THE PROBLEM ::
Exactly as they appear, output all of the records. Skip any images.

┌─ DATA TO PROCESS

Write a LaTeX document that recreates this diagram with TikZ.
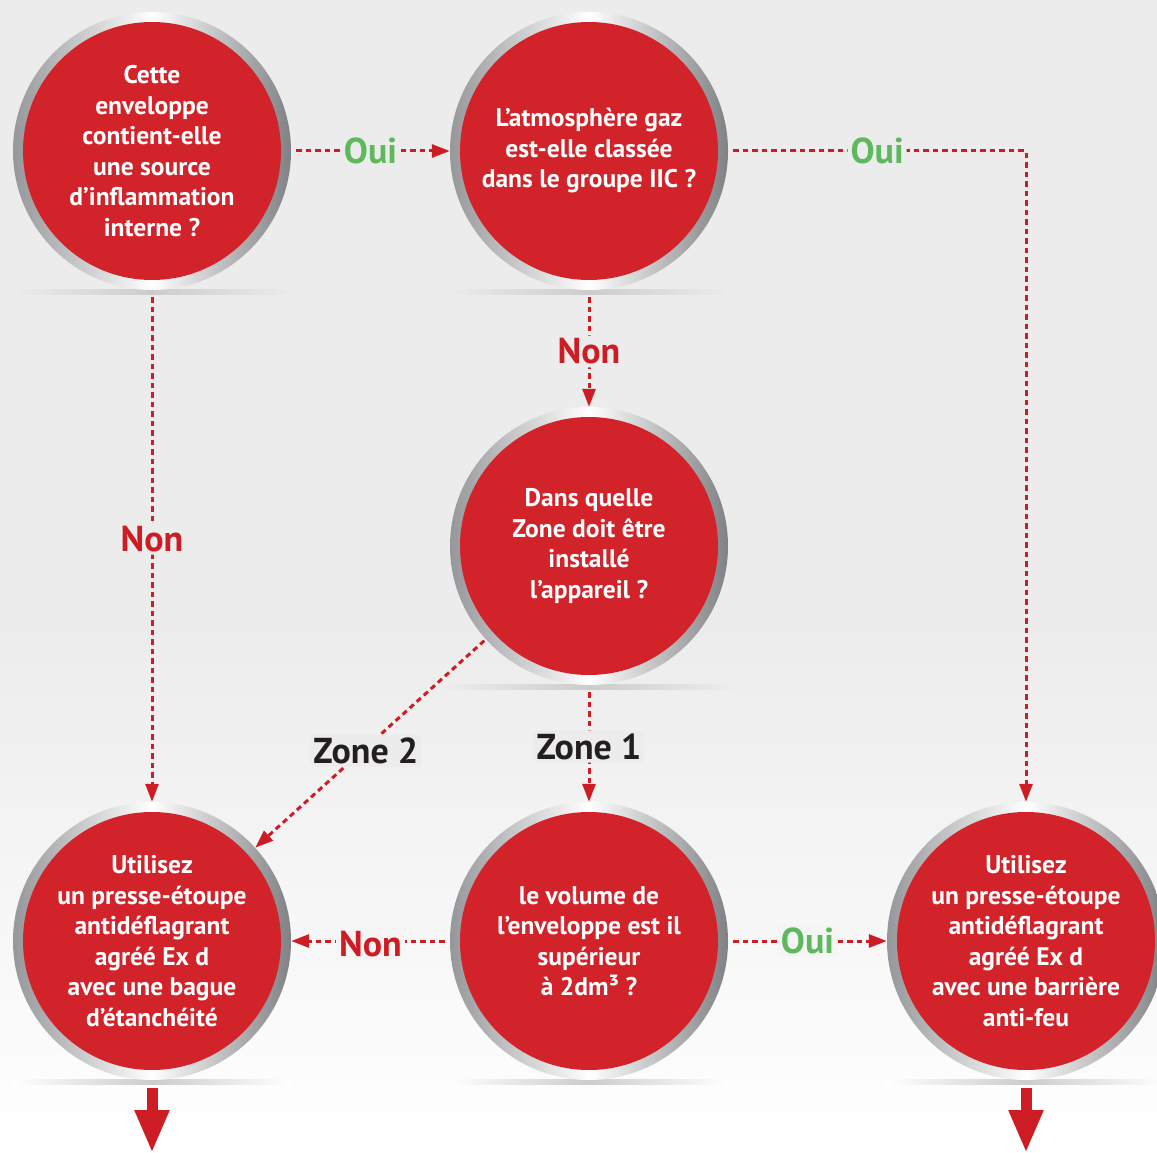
\documentclass[tikz,border=0pt]{standalone}
\usepackage{fontspec}
\setmainfont{PT Sans}
\usetikzlibrary{arrows.meta}
\definecolor{fond}{HTML}{ECECEC}
\definecolor{rouge}{HTML}{D2232A}
\definecolor{trait}{HTML}{CE1C24}
\definecolor{vert}{HTML}{5DB95B}
\definecolor{noir}{HTML}{231F20}
\definecolor{anneauG}{HTML}{96979A}
\definecolor{anneauD}{HTML}{808184}
\tikzset{
  bulle/.style={circle, inner sep=0pt, minimum size=278pt,
    left color=anneauG, right color=anneauD, middle color=white,
    text=white, align=center, font=\bfseries\fontsize{25.5}{30.5}\selectfont,
    path picture={\fill[rouge] (path picture bounding box.center) circle (129pt);}},
  fleche/.style={trait, line width=3pt, dash pattern=on 5.5pt off 4pt,
    -{Triangle[length=18pt,width=13pt]}},
  lbl/.style={fill=fond, inner sep=3pt, rounded corners=4pt,
    font=\bfseries\fontsize{36}{36}\selectfont},
  oui/.style={lbl, text=vert},
  non/.style={lbl, text=trait, yshift=-3pt},
  zonelbl/.style={lbl, text=noir, yshift=-3pt},
  sortie/.style={trait, line width=11pt, -{Triangle[length=43pt,width=32pt]}}
}
\begin{document}
\begin{tikzpicture}[x=1pt, y=-1pt]
\useasboundingbox (0,0) rectangle (1157,1153);
% fond
\fill[fond] (0,0) rectangle (1157,620);
\shade[top color=fond, bottom color=white] (0,620) rectangle (1157,1153);

% ombres
\foreach \cx/\cy/\c in {152/292/fond, 589/292/fond, 589/687/fond, 152/1082/white, 589/1082/white, 1026/1082/white}
{
   \shade[left color=\c, right color=\c, middle color=gray!40] (\cx-140,\cy-2.5) rectangle (\cx+140,\cy+2.5);
}

% questions
\node[bulle] (source) at (152,151) {Cette\\enveloppe\\contient-elle\\une source\\d’inflammation\\interne ?};
\node[bulle] (groupe) at (589,151) {L’atmosphère gaz\\est-elle classée\\dans le groupe IIC ?};
\node[bulle] (zone) at (589,546) {Dans quelle\\Zone doit être\\installé\\l’appareil ?};
\node[bulle] (volume) at (589,941) {le volume de\\l’enveloppe est il\\supérieur\\à 2dm³ ?};

% reponses
\node[bulle] (bague) at (152,941) {Utilisez\\un presse-étoupe\\antidéflagrant\\agréé Ex d\\avec une bague\\d’étanchéité};
\node[bulle] (barriere) at (1026,941) {Utilisez\\un presse-étoupe\\antidéflagrant\\agréé Ex d\\avec une barrière\\anti-feu};

\draw[fleche, shorten <=5pt] (source) -- node[oui]{Oui} (groupe);
\draw[fleche, shorten <=5pt] (groupe.east) -| node[pos=.25, oui]{Oui} (barriere.north);
\draw[fleche, shorten <=7pt] (groupe) -- node[non]{Non} (zone);
\draw[fleche, shorten <=7pt] (source) -- node[pos=.48, non]{Non} (bague);
\draw[fleche, shorten <=2pt] (zone) -- node[pos=.52, zonelbl]{Zone 2} (bague);
\draw[fleche, shorten <=7pt] (zone) -- node[zonelbl]{Zone 1} (volume);
\draw[fleche, shorten <=5pt] (volume) -- node[non, fill=fond!50!white]{Non} (bague);
\draw[fleche, shorten <=5pt] (volume) -- node[oui, fill=fond!50!white]{Oui} (barriere);

\coordinate (finG) at (152,1153);
\coordinate (finD) at (1026,1153);
\draw[sortie, shorten <=8pt] (bague) -- (finG);
\draw[sortie, shorten <=8pt] (barriere) -- (finD);
\end{tikzpicture}
\end{document}
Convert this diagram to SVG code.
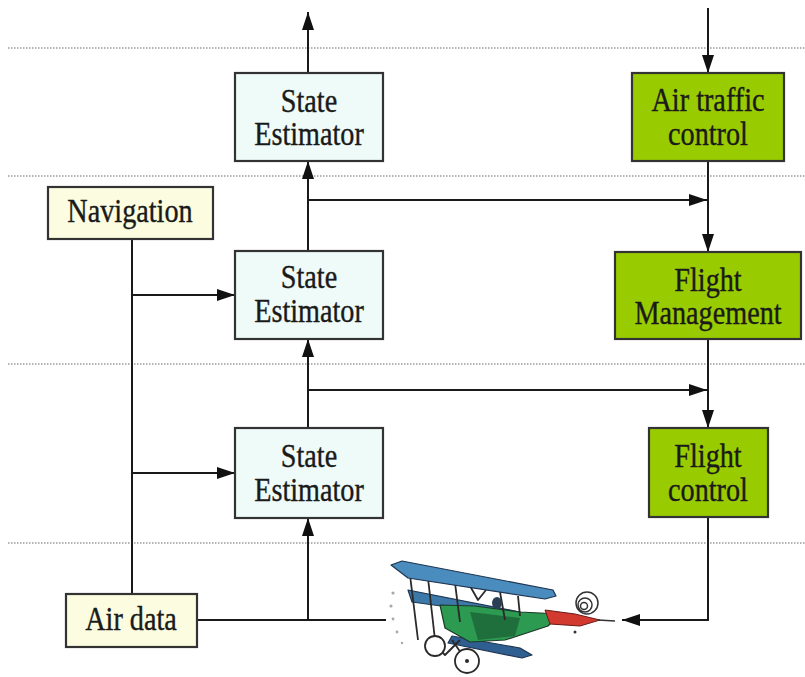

└─

WRITTEN ANSWER ::
Write a LaTeX document that recreates this diagram with TikZ.
\documentclass[tikz,border=0pt]{standalone}
\usepackage{fontspec}
\setmainfont{PT Sans}
\usetikzlibrary{arrows.meta}
\definecolor{fond}{HTML}{ECECEC}
\definecolor{rouge}{HTML}{D2232A}
\definecolor{trait}{HTML}{CE1C24}
\definecolor{vert}{HTML}{5DB95B}
\definecolor{noir}{HTML}{231F20}
\definecolor{anneauG}{HTML}{96979A}
\definecolor{anneauD}{HTML}{808184}
\tikzset{
  bulle/.style={circle, inner sep=0pt, minimum size=278pt,
    left color=anneauG, right color=anneauD, middle color=white,
    text=white, align=center, font=\bfseries\fontsize{25.5}{30.5}\selectfont,
    path picture={\fill[rouge] (path picture bounding box.center) circle (129pt);}},
  fleche/.style={trait, line width=3pt, dash pattern=on 5.5pt off 4pt,
    -{Triangle[length=18pt,width=13pt]}},
  lbl/.style={fill=fond, inner sep=3pt, rounded corners=4pt,
    font=\bfseries\fontsize{36}{36}\selectfont},
  oui/.style={lbl, text=vert},
  non/.style={lbl, text=trait, yshift=-3pt},
  zonelbl/.style={lbl, text=noir, yshift=-3pt},
  sortie/.style={trait, line width=11pt, -{Triangle[length=43pt,width=32pt]}}
}
\begin{document}
\begin{tikzpicture}[x=1pt, y=-1pt]
\useasboundingbox (0,0) rectangle (1157,1153);
% fond
\fill[fond] (0,0) rectangle (1157,620);
\shade[top color=fond, bottom color=white] (0,620) rectangle (1157,1153);

% ombres
\foreach \cx/\cy/\c in {152/292/fond, 589/292/fond, 589/687/fond, 152/1082/white, 589/1082/white, 1026/1082/white}
{
   \shade[left color=\c, right color=\c, middle color=gray!40] (\cx-140,\cy-2.5) rectangle (\cx+140,\cy+2.5);
}

% questions
\node[bulle] (source) at (152,151) {Cette\\enveloppe\\contient-elle\\une source\\d’inflammation\\interne ?};
\node[bulle] (groupe) at (589,151) {L’atmosphère gaz\\est-elle classée\\dans le groupe IIC ?};
\node[bulle] (zone) at (589,546) {Dans quelle\\Zone doit être\\installé\\l’appareil ?};
\node[bulle] (volume) at (589,941) {le volume de\\l’enveloppe est il\\supérieur\\à 2dm³ ?};

% reponses
\node[bulle] (bague) at (152,941) {Utilisez\\un presse-étoupe\\antidéflagrant\\agréé Ex d\\avec une bague\\d’étanchéité};
\node[bulle] (barriere) at (1026,941) {Utilisez\\un presse-étoupe\\antidéflagrant\\agréé Ex d\\avec une barrière\\anti-feu};

\draw[fleche, shorten <=5pt] (source) -- node[oui]{Oui} (groupe);
\draw[fleche, shorten <=5pt] (groupe.east) -| node[pos=.25, oui]{Oui} (barriere.north);
\draw[fleche, shorten <=7pt] (groupe) -- node[non]{Non} (zone);
\draw[fleche, shorten <=7pt] (source) -- node[pos=.48, non]{Non} (bague);
\draw[fleche, shorten <=2pt] (zone) -- node[pos=.52, zonelbl]{Zone 2} (bague);
\draw[fleche, shorten <=7pt] (zone) -- node[zonelbl]{Zone 1} (volume);
\draw[fleche, shorten <=5pt] (volume) -- node[non, fill=fond!50!white]{Non} (bague);
\draw[fleche, shorten <=5pt] (volume) -- node[oui, fill=fond!50!white]{Oui} (barriere);

\coordinate (finG) at (152,1153);
\coordinate (finD) at (1026,1153);
\draw[sortie, shorten <=8pt] (bague) -- (finG);
\draw[sortie, shorten <=8pt] (barriere) -- (finD);
\end{tikzpicture}
\end{document}
Convert this diagram to SVG code.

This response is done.